Using Upsert Query to Delete Old Nodes

Hi! I want to delete old nodes that are older than 1 month on a daily basis.

They are not used for the training of my machine learning algorithm and they use too much space. I indexed the created_at predicate using days. (I don’t need hourly indexing and I thought it results in too many indexes. My data includes millions of nodes even only for a day and I am not able to delete them.

My query and mutation that I use in pydgraph:

    query = """{{
        nodes as var(func: lt(created_at, "30")) @filter(eq(company, "XYZ"))
    }}"""
    mutation = """
        uid(nodes) * * .
    """

Two example errors that I face:

  1. “NQuad count in the request: 1148066, is more that threshold: 1000000”
  2. “Deadline Exceeded” (timeout was 300)

I get the second error when there are less than 1m nodes but still, the number is high. What is the optimal solution for this? Pagination? If it is, what is the optimal node number to delete?

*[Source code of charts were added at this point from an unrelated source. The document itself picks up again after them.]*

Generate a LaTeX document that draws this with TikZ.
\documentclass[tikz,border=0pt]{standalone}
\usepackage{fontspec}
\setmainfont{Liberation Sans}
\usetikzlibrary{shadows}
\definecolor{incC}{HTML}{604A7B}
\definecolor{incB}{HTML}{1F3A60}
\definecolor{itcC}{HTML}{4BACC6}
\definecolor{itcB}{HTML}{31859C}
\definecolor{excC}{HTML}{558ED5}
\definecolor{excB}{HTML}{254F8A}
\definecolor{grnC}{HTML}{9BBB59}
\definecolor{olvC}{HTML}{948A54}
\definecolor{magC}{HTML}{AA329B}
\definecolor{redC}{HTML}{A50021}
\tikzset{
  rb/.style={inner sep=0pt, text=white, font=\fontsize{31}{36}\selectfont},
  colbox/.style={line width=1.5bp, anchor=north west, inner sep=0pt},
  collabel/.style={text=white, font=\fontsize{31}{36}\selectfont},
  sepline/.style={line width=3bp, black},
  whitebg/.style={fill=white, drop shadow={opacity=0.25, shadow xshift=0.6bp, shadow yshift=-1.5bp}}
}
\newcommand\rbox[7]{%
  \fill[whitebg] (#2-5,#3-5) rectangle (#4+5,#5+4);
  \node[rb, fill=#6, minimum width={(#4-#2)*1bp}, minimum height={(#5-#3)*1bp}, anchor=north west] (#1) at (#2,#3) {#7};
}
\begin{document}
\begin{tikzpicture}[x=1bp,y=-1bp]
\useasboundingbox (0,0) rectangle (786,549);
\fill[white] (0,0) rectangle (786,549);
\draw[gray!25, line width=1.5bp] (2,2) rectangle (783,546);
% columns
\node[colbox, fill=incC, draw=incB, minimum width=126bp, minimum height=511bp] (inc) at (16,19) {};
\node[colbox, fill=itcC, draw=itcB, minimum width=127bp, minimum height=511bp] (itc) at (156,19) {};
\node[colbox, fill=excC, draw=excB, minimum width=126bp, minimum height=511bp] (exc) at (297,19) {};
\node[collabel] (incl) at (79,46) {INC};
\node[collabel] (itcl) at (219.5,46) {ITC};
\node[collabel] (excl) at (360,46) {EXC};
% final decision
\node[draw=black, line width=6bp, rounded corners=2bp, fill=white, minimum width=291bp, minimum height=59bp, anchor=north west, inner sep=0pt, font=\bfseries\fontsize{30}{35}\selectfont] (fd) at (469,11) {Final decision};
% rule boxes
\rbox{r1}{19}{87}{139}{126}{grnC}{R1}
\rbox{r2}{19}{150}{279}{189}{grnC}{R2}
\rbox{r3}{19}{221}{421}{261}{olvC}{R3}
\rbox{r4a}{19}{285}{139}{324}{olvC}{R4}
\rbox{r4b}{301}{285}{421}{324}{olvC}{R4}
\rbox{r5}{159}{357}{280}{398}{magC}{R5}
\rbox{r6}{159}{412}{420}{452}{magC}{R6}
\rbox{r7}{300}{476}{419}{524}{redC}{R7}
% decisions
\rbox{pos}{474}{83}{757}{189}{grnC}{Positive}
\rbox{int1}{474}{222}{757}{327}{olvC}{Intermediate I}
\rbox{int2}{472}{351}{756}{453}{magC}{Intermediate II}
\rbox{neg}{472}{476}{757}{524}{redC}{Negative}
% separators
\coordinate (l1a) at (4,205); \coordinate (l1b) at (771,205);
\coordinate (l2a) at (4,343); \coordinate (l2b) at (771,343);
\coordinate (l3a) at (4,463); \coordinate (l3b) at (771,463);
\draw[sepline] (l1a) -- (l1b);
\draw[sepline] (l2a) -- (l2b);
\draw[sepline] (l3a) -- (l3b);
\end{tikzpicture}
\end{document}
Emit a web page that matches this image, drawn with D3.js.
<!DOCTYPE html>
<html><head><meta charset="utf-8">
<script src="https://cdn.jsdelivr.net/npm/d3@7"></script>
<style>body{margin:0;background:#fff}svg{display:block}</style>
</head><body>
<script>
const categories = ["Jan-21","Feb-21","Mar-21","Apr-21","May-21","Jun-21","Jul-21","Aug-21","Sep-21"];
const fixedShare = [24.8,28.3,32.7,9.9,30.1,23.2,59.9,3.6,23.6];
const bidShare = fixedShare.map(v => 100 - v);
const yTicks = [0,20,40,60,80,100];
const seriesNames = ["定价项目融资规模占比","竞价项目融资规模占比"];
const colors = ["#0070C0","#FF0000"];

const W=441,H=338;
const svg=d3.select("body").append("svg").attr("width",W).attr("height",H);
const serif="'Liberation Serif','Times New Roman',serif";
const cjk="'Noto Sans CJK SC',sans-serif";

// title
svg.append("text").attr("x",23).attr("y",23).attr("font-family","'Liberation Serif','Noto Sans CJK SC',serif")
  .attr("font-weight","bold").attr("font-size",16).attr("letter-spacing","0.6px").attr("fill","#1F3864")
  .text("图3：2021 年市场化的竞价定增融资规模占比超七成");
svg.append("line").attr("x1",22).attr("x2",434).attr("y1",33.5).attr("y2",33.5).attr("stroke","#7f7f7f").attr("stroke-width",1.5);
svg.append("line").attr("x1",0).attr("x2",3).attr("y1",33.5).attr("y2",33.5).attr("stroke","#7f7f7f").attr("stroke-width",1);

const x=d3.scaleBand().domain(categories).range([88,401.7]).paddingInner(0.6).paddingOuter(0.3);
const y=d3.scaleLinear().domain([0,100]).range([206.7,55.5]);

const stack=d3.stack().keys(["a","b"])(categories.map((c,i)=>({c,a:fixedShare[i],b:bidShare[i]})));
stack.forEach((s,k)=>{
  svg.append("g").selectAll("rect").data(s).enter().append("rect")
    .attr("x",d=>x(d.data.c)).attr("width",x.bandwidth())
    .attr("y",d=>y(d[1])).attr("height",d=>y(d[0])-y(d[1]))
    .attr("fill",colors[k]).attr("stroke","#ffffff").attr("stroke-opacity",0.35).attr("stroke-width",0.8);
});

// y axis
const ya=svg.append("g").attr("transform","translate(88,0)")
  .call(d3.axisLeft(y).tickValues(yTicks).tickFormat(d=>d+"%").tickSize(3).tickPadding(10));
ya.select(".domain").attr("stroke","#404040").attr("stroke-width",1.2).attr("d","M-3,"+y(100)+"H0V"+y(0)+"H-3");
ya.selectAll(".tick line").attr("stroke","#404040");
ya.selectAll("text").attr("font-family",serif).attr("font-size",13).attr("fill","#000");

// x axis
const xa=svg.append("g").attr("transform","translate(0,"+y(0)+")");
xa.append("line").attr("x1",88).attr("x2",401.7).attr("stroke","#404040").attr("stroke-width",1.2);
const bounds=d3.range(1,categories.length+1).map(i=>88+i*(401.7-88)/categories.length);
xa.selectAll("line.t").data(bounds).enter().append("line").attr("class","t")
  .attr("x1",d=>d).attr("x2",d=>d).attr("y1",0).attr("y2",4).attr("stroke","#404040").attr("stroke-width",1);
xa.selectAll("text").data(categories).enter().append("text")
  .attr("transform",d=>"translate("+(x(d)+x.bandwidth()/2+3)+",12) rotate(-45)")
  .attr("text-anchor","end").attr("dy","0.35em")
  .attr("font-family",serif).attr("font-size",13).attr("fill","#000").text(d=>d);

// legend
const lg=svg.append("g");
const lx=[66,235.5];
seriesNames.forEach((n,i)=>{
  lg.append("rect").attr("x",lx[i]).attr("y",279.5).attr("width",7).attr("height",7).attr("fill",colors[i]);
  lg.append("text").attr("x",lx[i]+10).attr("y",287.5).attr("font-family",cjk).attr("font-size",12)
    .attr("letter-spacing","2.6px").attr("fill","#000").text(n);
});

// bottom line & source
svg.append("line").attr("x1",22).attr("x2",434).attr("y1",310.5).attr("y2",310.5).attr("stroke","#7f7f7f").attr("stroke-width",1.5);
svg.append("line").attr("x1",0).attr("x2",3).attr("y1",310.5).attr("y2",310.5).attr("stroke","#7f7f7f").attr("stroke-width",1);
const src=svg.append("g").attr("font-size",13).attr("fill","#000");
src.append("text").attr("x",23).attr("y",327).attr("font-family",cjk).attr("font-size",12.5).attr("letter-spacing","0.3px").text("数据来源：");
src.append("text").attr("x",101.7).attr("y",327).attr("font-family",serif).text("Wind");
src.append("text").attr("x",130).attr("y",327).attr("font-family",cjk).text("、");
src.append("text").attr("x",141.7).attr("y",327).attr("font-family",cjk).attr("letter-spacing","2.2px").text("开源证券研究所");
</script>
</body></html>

Thank you for your responses.

You can set a higher limit for nquads using --mutations_nquad_limit

dgraph alpha -h | grep limit                                                   
 --mutations_nquad_limit uint       Limit for the maximum number of nquads that can be inserted in a mutation request (default 1000000)
 --normalize_node_limit uint        Limit for the maximum number of nodes that can be returned in a query that uses the normalize directive. (default 10000)
 --pending_proposals int            Number of pending mutation proposals. Useful for rate limiting. (default 256)
 --query_edge_limit uint            Limit for the maximum number of edges that can be returned in a query. This applies to shortest path and recursive queries. (default 1000000)

that’s the best approach and I personally recommend this.

BTW, why this question is on the GraphQL topic?

Cheers.

1 Like

Thank you for the quick reply. I will try pagination and come back with the results later!

I was thinking that this discussion will be about optimizing the query. That’s why I chose GraphQL topic. We can change it to the appropriate one.